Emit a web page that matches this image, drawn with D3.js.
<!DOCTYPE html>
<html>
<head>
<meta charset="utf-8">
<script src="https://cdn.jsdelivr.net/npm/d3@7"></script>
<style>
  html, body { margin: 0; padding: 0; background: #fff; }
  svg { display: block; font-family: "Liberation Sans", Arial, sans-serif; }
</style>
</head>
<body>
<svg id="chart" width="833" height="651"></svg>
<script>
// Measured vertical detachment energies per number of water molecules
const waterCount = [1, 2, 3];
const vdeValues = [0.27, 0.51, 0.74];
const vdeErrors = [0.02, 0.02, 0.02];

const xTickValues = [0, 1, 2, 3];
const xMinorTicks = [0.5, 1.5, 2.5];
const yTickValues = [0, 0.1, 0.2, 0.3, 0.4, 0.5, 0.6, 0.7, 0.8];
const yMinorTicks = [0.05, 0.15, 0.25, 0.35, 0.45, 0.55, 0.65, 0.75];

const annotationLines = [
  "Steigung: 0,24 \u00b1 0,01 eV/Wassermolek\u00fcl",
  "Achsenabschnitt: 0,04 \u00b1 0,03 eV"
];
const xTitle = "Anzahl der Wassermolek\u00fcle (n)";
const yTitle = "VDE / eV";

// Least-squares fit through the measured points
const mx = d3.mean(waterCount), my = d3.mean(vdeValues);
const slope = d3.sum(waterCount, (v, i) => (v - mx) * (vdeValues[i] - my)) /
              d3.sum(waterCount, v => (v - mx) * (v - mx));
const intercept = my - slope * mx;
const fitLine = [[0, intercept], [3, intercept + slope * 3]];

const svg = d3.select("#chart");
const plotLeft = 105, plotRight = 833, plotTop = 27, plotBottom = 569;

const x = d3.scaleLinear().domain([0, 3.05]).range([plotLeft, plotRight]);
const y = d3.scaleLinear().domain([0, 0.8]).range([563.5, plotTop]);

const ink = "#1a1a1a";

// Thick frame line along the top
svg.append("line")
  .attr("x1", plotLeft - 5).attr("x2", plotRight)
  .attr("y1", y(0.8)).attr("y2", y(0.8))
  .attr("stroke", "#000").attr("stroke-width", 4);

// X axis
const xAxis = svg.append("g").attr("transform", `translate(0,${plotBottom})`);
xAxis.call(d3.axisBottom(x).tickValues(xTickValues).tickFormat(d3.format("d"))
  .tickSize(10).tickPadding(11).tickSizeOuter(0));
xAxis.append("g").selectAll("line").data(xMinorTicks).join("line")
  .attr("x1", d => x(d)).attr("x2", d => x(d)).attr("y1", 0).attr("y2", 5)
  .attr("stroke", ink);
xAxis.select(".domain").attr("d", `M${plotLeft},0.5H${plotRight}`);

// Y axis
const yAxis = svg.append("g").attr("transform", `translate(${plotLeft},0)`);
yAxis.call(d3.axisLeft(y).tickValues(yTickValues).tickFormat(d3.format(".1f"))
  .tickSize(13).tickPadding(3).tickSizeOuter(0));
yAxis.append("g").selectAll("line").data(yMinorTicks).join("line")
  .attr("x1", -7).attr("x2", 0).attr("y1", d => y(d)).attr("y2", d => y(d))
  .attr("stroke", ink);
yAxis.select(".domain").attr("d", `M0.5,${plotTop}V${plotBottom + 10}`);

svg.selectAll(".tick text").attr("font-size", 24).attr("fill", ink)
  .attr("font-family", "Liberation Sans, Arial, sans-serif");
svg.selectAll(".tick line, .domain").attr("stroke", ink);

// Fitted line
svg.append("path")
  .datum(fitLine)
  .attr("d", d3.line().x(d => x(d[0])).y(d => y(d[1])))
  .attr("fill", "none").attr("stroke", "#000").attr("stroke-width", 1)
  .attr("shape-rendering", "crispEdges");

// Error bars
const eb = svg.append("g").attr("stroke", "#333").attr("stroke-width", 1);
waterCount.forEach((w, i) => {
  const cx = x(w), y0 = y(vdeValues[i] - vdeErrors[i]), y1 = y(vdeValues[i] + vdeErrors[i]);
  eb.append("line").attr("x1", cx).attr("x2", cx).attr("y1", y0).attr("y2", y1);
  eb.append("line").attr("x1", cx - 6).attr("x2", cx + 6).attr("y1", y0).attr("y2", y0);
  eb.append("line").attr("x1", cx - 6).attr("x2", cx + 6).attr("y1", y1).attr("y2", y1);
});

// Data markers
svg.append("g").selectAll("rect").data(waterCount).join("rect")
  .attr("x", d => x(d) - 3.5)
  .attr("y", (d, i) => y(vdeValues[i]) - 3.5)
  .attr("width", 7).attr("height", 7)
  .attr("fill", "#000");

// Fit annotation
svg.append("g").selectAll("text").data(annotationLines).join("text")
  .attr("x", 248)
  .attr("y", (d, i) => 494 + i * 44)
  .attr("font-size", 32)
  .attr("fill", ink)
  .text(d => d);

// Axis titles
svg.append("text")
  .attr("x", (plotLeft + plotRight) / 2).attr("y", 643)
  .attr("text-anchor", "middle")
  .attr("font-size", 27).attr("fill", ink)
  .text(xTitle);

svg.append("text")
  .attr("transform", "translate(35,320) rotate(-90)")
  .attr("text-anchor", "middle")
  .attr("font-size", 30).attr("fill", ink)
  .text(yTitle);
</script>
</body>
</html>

######

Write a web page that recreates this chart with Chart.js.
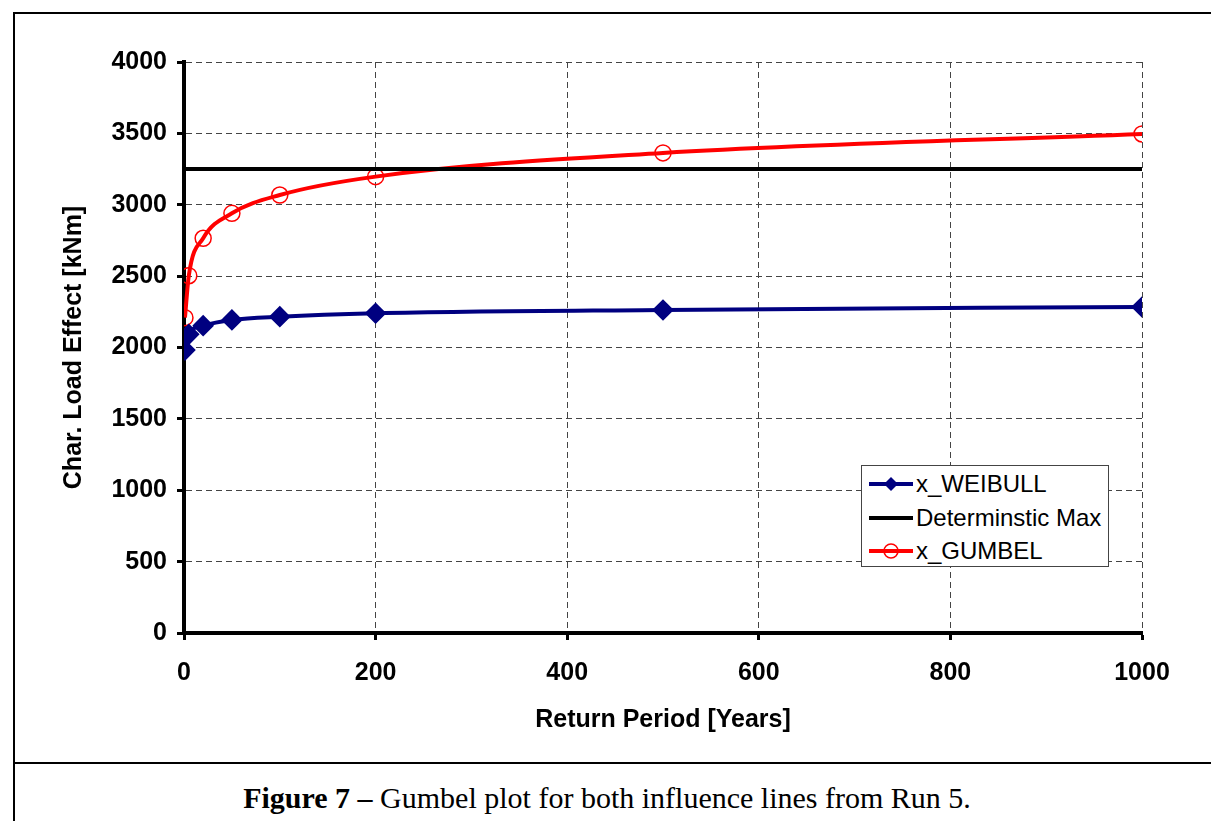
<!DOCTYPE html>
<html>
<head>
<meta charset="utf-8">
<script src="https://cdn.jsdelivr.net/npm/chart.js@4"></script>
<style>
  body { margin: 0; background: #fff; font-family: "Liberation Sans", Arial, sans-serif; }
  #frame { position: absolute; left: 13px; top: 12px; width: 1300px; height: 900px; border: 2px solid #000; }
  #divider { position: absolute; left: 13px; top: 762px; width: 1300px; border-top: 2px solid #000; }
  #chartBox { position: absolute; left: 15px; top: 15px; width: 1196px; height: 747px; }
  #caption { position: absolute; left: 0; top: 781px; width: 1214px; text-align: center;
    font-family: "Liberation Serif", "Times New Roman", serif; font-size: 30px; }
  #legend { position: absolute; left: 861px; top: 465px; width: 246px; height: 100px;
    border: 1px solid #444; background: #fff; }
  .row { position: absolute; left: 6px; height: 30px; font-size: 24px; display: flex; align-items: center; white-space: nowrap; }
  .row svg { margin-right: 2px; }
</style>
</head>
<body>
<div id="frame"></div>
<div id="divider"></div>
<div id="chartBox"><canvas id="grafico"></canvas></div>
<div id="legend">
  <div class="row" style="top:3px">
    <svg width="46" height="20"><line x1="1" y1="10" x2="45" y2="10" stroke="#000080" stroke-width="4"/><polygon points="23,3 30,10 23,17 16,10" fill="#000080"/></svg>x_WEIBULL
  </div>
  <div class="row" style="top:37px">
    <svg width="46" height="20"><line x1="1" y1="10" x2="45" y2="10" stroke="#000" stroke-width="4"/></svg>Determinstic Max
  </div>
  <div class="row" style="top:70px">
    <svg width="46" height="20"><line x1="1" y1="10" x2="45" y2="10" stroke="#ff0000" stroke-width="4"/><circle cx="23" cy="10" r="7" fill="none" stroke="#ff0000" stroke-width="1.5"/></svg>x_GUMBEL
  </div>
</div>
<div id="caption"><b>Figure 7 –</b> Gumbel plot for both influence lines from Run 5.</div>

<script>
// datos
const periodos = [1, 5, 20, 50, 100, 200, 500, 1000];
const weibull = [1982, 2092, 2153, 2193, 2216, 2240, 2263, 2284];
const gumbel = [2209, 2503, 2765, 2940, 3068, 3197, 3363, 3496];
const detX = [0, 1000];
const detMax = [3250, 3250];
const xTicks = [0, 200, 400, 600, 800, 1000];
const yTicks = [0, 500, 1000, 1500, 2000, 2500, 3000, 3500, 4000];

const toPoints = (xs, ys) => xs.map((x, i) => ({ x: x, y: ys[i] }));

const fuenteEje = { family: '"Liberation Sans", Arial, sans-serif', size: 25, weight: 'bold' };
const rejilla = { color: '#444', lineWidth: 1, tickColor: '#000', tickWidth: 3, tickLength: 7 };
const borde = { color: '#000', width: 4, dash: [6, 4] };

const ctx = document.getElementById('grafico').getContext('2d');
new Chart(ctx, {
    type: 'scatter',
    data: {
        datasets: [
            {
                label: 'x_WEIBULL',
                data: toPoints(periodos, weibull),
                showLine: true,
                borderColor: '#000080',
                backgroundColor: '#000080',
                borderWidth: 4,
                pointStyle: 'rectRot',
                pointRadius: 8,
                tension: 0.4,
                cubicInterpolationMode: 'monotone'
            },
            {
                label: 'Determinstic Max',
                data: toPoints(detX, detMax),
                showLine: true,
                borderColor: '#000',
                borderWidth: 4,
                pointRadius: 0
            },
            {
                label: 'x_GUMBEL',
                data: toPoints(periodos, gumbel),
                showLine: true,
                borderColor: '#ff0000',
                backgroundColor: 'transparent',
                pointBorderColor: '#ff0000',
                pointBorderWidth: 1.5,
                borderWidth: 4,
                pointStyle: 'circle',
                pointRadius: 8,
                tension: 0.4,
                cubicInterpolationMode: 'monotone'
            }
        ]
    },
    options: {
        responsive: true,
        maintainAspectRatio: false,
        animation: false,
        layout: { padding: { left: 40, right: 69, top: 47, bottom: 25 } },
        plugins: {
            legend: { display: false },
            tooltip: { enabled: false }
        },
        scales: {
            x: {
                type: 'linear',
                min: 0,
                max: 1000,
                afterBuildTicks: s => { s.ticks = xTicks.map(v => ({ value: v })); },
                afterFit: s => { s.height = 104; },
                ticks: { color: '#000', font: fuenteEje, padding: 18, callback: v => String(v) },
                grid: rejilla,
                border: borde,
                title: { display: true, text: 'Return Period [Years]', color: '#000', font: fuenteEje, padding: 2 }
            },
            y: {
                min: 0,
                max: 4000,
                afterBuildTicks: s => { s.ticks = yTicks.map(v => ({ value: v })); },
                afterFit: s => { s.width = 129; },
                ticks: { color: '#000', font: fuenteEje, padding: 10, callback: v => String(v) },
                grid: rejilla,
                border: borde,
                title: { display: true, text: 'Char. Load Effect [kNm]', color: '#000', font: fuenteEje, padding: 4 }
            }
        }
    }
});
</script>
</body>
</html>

######

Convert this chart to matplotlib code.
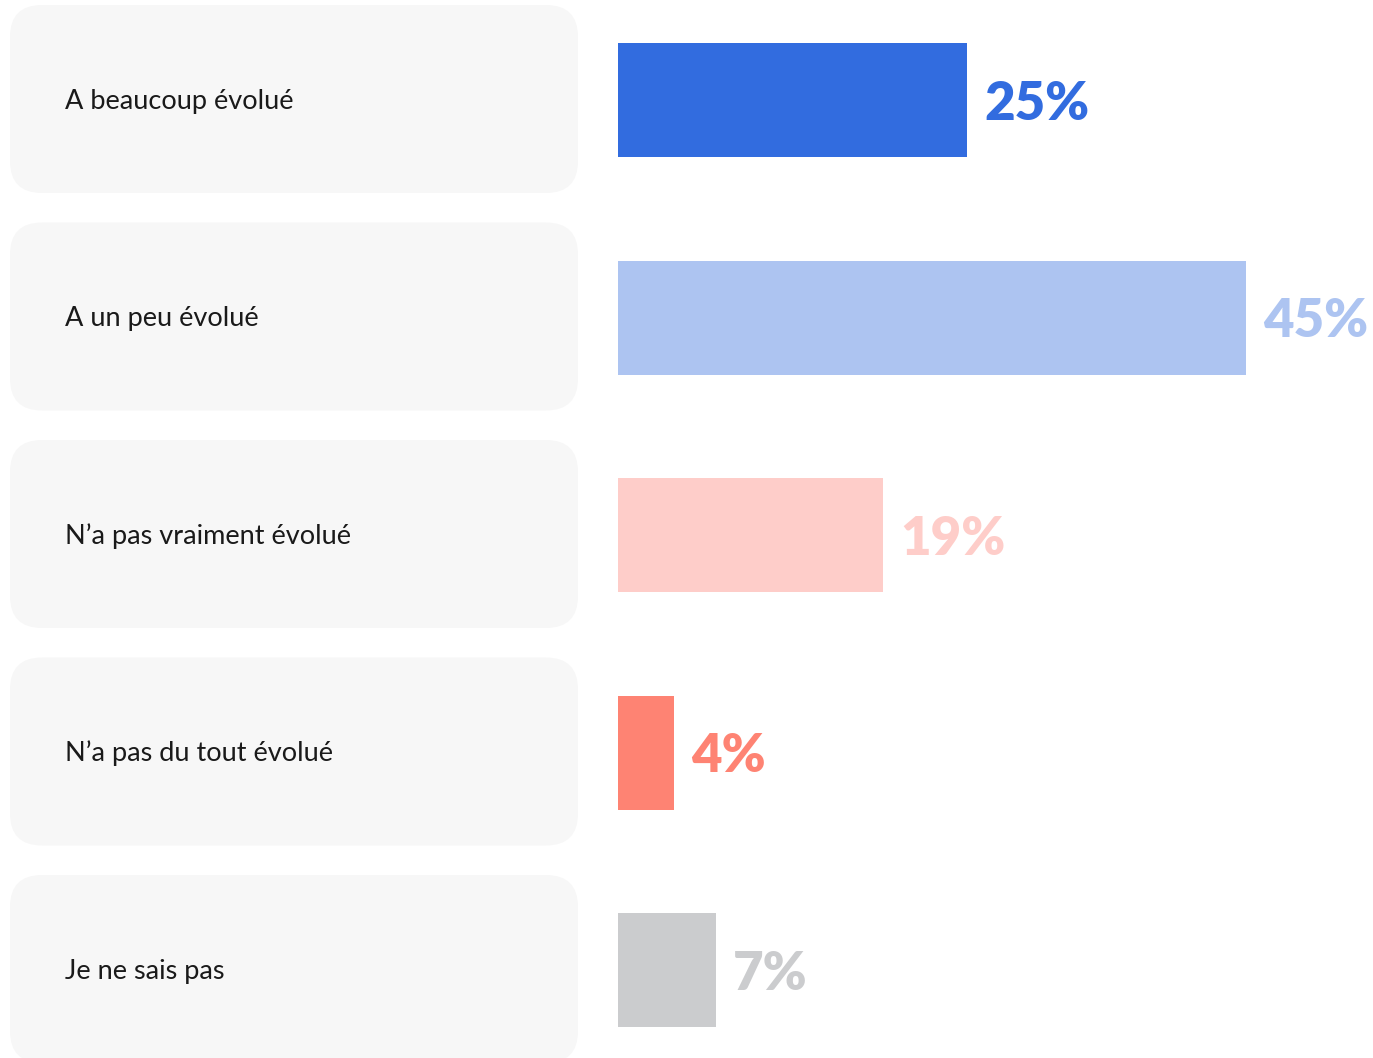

######

- [Given request]
Both the line with "Write a web" and the line with "from Run 5.</div>" are included: reproduce them and every line between, exactly, with pictures omitted.

- [Task answer]
Write a web page that recreates this chart with Chart.js.
<!DOCTYPE html>
<html>
<head>
<meta charset="utf-8">
<script src="https://cdn.jsdelivr.net/npm/chart.js@4"></script>
<style>
  body { margin: 0; background: #fff; font-family: "Liberation Sans", Arial, sans-serif; }
  #frame { position: absolute; left: 13px; top: 12px; width: 1300px; height: 900px; border: 2px solid #000; }
  #divider { position: absolute; left: 13px; top: 762px; width: 1300px; border-top: 2px solid #000; }
  #chartBox { position: absolute; left: 15px; top: 15px; width: 1196px; height: 747px; }
  #caption { position: absolute; left: 0; top: 781px; width: 1214px; text-align: center;
    font-family: "Liberation Serif", "Times New Roman", serif; font-size: 30px; }
  #legend { position: absolute; left: 861px; top: 465px; width: 246px; height: 100px;
    border: 1px solid #444; background: #fff; }
  .row { position: absolute; left: 6px; height: 30px; font-size: 24px; display: flex; align-items: center; white-space: nowrap; }
  .row svg { margin-right: 2px; }
</style>
</head>
<body>
<div id="frame"></div>
<div id="divider"></div>
<div id="chartBox"><canvas id="grafico"></canvas></div>
<div id="legend">
  <div class="row" style="top:3px">
    <svg width="46" height="20"><line x1="1" y1="10" x2="45" y2="10" stroke="#000080" stroke-width="4"/><polygon points="23,3 30,10 23,17 16,10" fill="#000080"/></svg>x_WEIBULL
  </div>
  <div class="row" style="top:37px">
    <svg width="46" height="20"><line x1="1" y1="10" x2="45" y2="10" stroke="#000" stroke-width="4"/></svg>Determinstic Max
  </div>
  <div class="row" style="top:70px">
    <svg width="46" height="20"><line x1="1" y1="10" x2="45" y2="10" stroke="#ff0000" stroke-width="4"/><circle cx="23" cy="10" r="7" fill="none" stroke="#ff0000" stroke-width="1.5"/></svg>x_GUMBEL
  </div>
</div>
<div id="caption"><b>Figure 7 –</b> Gumbel plot for both influence lines from Run 5.</div>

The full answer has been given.